For starters, I’m a guy! 28.
I have literaly been on dating apps for 4 years and in those 4 years I had the privillage of having the oppertunity to connect with someone a total of 0. Wemon have options on dating apps, men don’t. Unless you’re so attractive you litteraly have nothing to do except existing. The shear mass of oppertunity you girls get via dating apps in comparisson with ours is widely underastimated. I’m a great guy looking to settle for quite some time, creative, kind, romantic, musical and I feel I have so much to offer. But when I use dating apps I feel like I’ll never be enough for anyone!

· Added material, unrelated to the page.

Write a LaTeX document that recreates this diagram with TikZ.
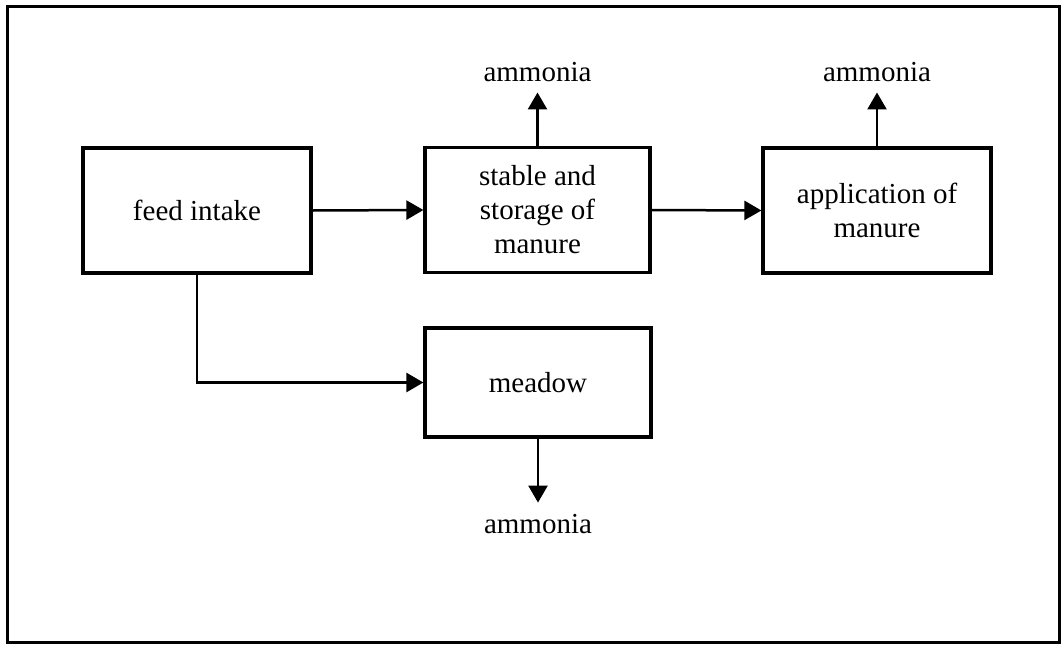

The lengts a “good” guy has to go to to connect with someone is utterly ridiculous. The amount of matches for a guy is low. Creating a smartly crafted text is like applying for a job your propably always unqualified for, because nothing seems to peak intrest enough that makes it look like you might be the right candidate. Gooing on dates feels like deathrow. Because 20%ghosts you once you ask the question, 30%ghost you the day of the date itself and 40% never shows up at the date you planned, which took quite some time to set up.
It’s believed that men don’t cry. But thats when I feel I could realy shatter in tears! It realy destroys me when you put so much time and effort into something and the oppisite sex doesn’t even find the courage to show up.
And you know what the worst part is? You have to do it all over again! Not once, not twice but hundreds of times before you eventualy meet someone you could start a relationship with. Metaforicly speaking hanging myself comes to mind some times.
What do I have to be? Iron man?
I like to hear your take on this? Is there something I’m completly missing? Is the illusion you girls are looking for a great guy an illusion? Or is it all the matter about looks? I litteraly don’t know what to think anymore.